Leave out every picture, then output exactly the lines between the ones holding "Convert this chart" and "Chart.register(...registerables);", inclusive, and nothing beyond them.

Listed entries:
+ + + + +
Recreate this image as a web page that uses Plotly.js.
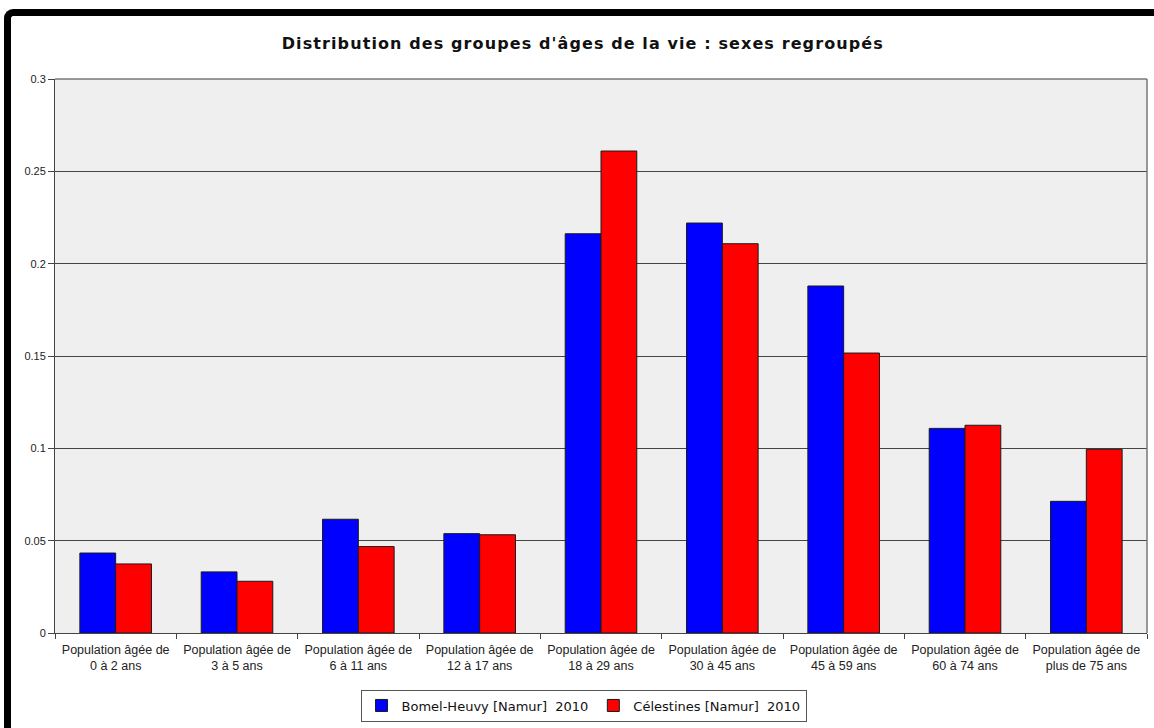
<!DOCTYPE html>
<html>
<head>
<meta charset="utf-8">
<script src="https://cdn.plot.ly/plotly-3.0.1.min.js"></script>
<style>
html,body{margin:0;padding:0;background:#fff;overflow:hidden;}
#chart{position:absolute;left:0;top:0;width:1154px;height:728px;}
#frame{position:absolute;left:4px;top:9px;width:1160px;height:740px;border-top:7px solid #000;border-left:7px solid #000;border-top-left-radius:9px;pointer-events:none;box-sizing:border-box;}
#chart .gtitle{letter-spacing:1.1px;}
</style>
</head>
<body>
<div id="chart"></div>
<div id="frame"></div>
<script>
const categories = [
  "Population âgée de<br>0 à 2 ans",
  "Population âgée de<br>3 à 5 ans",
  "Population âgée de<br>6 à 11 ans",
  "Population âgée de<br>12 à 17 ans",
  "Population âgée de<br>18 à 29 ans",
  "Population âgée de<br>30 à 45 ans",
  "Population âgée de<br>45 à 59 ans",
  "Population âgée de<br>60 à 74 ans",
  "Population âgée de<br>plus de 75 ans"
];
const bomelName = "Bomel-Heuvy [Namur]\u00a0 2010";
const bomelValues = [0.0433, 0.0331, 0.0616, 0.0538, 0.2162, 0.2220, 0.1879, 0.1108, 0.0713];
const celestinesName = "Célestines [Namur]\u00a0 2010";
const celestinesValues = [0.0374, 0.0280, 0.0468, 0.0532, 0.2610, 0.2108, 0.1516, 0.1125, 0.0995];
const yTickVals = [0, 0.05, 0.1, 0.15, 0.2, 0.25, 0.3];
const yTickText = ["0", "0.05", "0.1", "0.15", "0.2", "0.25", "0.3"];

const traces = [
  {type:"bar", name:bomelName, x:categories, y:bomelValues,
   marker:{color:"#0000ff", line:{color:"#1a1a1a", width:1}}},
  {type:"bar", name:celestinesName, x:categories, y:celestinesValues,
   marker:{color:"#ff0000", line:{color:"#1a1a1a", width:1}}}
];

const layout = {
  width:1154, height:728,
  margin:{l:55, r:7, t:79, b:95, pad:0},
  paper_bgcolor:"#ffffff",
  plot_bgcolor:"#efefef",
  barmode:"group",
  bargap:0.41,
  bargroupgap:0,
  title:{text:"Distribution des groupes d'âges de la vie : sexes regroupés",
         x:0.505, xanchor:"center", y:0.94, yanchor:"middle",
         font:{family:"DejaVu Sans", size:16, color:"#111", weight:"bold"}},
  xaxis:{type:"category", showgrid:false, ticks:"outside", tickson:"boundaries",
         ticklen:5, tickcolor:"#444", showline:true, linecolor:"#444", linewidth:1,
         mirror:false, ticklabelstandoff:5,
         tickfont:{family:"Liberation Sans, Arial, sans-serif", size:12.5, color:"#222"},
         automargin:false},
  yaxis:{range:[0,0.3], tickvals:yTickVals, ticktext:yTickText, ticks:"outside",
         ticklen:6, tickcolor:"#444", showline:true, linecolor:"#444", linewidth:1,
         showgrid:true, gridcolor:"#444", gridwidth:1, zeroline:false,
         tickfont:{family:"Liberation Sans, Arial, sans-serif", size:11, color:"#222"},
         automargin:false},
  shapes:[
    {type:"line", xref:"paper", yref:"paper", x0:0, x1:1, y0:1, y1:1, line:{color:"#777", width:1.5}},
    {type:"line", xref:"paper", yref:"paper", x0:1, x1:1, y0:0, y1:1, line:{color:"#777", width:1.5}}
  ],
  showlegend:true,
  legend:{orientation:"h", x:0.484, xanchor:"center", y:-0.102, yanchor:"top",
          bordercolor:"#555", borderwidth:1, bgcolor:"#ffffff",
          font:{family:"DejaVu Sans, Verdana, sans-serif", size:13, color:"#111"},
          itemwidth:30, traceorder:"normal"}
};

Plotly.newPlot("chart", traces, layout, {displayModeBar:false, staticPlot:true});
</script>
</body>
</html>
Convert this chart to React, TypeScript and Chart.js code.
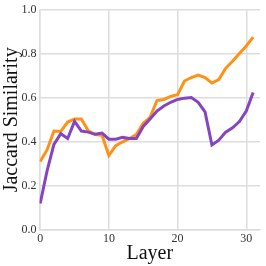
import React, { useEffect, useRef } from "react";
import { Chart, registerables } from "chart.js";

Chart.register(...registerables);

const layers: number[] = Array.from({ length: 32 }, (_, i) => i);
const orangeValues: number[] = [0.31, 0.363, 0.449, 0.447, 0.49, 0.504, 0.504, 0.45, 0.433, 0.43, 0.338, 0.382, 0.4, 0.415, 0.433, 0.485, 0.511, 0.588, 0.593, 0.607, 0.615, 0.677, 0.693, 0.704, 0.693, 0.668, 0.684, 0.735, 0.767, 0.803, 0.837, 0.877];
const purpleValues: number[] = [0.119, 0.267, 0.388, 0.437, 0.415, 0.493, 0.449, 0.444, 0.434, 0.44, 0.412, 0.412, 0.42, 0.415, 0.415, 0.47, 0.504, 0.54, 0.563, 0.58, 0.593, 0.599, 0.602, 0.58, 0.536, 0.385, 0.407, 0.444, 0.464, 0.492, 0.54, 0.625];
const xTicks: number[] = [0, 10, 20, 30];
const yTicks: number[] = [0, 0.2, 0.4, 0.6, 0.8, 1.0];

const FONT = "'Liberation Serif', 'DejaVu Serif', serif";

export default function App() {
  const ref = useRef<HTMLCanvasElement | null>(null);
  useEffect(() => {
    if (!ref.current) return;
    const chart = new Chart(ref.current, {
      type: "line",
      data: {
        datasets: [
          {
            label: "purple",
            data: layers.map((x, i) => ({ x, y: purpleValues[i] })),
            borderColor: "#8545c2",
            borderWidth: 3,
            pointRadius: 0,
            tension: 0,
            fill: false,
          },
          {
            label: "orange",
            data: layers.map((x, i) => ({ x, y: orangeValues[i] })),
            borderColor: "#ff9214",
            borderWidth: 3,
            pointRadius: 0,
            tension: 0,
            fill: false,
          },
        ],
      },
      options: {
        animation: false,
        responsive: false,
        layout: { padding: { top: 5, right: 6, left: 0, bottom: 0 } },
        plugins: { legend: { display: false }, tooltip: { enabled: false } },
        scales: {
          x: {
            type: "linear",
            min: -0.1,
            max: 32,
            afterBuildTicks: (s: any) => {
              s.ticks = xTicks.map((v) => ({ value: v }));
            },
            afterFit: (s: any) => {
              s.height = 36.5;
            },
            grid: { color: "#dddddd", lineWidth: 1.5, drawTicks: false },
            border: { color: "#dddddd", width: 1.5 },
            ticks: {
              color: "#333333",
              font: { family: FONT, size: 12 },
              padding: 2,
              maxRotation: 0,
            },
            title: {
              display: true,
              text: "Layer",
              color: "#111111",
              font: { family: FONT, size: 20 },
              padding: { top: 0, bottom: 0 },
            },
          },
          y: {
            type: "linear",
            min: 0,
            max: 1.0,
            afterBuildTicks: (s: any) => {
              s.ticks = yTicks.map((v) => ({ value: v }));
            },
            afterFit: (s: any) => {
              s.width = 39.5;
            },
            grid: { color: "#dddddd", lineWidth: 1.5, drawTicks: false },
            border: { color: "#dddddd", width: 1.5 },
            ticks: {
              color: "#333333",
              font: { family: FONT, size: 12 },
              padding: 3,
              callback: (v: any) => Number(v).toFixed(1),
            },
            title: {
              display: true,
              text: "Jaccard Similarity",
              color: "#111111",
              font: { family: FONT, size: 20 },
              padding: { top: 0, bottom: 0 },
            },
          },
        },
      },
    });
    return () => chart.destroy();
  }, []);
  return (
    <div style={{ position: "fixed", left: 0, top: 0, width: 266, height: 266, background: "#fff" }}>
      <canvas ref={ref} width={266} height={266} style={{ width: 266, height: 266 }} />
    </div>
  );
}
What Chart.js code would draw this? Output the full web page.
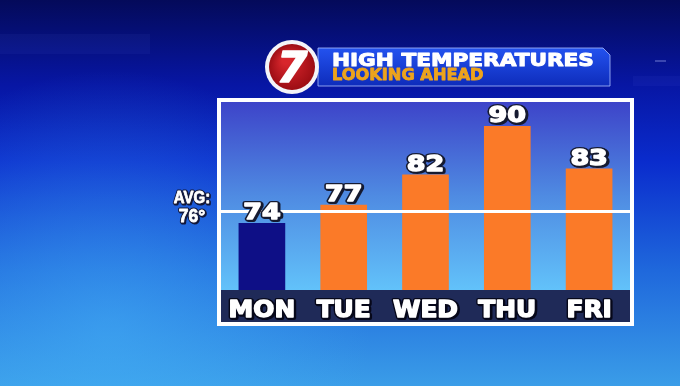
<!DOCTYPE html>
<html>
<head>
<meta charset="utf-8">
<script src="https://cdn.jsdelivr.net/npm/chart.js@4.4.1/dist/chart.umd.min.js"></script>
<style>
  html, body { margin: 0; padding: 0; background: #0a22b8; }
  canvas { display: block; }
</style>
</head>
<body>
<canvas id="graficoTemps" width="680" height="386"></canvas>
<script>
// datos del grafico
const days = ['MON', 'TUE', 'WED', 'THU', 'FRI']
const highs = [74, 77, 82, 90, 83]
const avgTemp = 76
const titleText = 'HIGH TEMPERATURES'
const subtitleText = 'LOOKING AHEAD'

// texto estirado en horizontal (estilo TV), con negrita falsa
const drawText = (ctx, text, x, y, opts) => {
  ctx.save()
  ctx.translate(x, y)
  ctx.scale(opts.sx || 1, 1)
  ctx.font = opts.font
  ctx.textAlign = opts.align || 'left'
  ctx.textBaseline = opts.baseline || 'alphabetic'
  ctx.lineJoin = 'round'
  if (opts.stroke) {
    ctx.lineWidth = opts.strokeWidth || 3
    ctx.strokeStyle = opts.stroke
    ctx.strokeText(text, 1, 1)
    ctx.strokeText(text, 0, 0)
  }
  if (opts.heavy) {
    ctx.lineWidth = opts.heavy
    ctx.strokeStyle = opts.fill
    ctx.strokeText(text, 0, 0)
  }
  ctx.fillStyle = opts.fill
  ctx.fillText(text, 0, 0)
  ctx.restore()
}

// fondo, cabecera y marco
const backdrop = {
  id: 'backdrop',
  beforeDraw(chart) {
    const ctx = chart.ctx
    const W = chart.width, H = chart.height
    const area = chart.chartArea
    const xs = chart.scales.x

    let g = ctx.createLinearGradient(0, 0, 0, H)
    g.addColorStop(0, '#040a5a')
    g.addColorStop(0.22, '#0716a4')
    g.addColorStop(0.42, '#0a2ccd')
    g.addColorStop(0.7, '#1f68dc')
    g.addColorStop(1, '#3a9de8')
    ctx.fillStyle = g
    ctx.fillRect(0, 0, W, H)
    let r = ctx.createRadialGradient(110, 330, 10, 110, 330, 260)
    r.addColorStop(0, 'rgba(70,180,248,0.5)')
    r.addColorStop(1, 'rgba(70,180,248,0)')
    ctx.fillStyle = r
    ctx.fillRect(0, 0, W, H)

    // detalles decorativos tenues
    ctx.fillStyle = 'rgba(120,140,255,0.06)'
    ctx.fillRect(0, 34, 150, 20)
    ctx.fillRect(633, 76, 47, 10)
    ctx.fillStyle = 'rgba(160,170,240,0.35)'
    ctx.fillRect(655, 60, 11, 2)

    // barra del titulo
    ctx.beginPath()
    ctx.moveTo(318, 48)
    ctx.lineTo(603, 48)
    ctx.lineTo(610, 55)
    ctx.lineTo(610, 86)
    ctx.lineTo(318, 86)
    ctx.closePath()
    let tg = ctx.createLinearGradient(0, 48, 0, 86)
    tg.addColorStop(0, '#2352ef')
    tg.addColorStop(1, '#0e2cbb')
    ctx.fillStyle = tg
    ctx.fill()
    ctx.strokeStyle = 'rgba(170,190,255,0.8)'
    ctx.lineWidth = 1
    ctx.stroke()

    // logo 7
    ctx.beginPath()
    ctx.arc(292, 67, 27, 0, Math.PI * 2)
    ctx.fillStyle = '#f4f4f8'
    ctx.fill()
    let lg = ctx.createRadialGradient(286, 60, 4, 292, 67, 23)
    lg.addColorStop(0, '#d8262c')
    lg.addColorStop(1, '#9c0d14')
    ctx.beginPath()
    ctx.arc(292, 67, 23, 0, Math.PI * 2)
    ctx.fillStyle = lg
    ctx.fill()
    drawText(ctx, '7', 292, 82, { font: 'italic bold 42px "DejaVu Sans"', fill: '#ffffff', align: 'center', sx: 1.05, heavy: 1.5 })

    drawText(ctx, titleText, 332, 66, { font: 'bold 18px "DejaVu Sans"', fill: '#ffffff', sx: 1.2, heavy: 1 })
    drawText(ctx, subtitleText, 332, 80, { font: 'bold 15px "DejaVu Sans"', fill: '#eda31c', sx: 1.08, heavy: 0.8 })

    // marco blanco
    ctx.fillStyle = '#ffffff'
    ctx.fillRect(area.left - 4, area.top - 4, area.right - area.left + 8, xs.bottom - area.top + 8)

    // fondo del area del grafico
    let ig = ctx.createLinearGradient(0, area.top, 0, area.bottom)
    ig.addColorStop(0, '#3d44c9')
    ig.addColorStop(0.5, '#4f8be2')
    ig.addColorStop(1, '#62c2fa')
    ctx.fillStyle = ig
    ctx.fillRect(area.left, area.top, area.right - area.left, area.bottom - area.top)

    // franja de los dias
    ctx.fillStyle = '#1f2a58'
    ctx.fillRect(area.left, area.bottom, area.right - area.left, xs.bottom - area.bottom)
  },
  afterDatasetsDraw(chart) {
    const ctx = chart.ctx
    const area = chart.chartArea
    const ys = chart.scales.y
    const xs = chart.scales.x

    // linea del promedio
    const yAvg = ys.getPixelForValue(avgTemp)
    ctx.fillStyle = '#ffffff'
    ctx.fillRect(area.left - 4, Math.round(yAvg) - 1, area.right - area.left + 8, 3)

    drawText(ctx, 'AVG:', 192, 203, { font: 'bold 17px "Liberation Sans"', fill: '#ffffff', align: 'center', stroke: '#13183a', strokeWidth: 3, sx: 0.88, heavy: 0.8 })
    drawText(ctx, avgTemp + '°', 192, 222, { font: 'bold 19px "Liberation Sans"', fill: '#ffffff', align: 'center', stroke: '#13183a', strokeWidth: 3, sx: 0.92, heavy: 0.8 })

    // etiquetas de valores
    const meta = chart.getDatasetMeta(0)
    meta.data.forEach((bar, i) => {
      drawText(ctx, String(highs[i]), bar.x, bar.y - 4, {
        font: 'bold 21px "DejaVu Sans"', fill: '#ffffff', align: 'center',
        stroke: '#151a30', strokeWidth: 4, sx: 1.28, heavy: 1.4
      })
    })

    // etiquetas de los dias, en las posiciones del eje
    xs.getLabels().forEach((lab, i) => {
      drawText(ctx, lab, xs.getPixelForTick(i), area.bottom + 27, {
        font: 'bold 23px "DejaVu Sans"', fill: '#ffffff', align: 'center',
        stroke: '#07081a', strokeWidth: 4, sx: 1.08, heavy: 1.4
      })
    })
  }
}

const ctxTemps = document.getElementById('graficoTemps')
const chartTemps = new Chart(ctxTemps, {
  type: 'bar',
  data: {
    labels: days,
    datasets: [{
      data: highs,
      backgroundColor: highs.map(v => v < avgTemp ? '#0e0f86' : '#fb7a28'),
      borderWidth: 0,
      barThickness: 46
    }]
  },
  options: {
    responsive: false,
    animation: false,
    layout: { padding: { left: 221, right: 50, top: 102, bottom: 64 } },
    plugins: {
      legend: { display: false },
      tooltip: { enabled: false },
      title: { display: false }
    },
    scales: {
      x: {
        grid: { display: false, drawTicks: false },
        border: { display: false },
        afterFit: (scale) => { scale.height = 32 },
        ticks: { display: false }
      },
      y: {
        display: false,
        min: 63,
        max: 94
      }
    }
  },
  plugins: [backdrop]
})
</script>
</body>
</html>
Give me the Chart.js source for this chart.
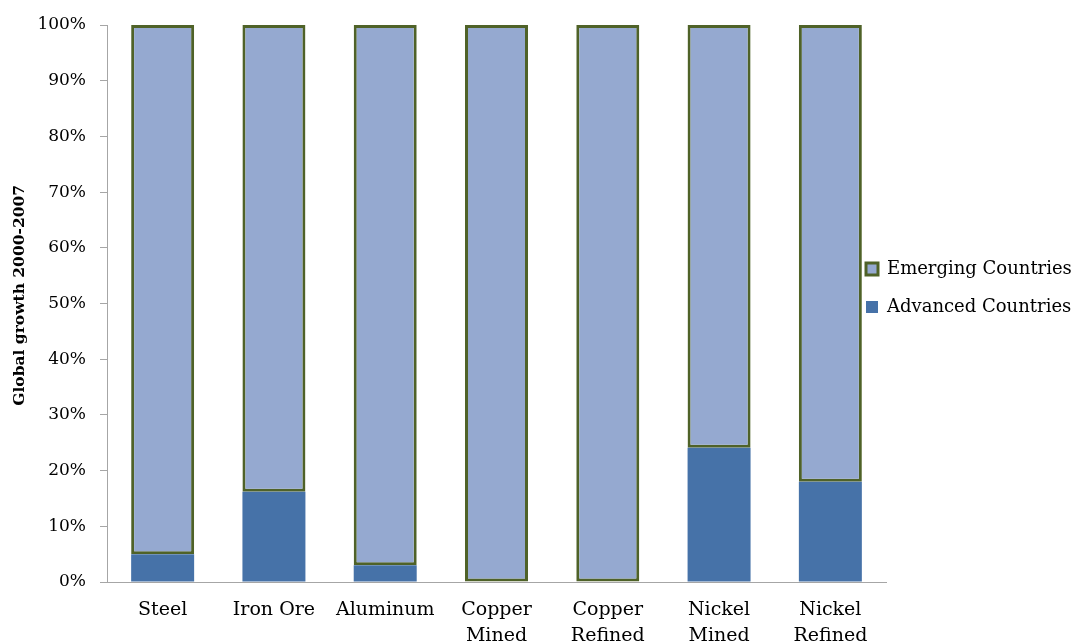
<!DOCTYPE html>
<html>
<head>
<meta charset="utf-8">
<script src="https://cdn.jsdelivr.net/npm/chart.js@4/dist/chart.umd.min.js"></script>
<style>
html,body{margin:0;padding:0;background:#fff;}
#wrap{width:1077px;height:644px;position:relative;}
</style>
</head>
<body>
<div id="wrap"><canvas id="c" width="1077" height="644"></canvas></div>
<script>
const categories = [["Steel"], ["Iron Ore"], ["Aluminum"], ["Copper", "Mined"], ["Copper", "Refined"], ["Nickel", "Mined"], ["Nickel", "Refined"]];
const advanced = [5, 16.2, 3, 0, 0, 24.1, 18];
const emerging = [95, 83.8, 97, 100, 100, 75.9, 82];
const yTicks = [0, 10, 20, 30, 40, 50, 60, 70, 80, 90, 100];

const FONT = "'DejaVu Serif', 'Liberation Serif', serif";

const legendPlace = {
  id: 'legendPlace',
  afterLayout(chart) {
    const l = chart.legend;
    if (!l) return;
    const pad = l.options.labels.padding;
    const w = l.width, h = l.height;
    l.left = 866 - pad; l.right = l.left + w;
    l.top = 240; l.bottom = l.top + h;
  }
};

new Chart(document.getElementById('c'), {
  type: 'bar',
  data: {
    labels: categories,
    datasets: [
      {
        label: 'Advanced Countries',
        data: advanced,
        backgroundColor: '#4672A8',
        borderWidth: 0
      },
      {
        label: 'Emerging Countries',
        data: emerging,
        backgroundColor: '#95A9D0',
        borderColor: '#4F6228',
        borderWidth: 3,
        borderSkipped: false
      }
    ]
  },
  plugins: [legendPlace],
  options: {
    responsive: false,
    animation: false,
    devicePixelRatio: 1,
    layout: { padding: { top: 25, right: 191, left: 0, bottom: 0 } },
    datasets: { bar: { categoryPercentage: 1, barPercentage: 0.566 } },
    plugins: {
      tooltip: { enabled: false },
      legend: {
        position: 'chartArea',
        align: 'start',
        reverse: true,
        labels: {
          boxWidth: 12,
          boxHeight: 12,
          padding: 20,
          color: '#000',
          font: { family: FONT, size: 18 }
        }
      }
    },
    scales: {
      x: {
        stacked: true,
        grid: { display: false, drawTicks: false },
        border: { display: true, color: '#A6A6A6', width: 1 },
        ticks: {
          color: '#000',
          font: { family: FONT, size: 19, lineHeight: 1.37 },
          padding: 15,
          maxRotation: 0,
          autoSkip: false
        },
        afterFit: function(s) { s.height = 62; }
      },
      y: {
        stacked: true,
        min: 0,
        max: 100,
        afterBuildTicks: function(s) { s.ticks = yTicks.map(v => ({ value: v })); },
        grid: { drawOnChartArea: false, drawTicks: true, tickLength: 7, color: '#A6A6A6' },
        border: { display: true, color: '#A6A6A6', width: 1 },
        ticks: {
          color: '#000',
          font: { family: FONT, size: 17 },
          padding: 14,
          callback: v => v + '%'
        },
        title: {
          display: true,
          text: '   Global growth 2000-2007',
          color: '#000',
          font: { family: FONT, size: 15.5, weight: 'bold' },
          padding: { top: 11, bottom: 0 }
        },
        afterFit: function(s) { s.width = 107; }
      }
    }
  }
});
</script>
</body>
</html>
+ + + + +
Output:
Convert this chart to React, TypeScript and Chart.js code.
import React, { useEffect, useRef } from "react";
import { Chart, registerables } from "chart.js";

Chart.register(...registerables);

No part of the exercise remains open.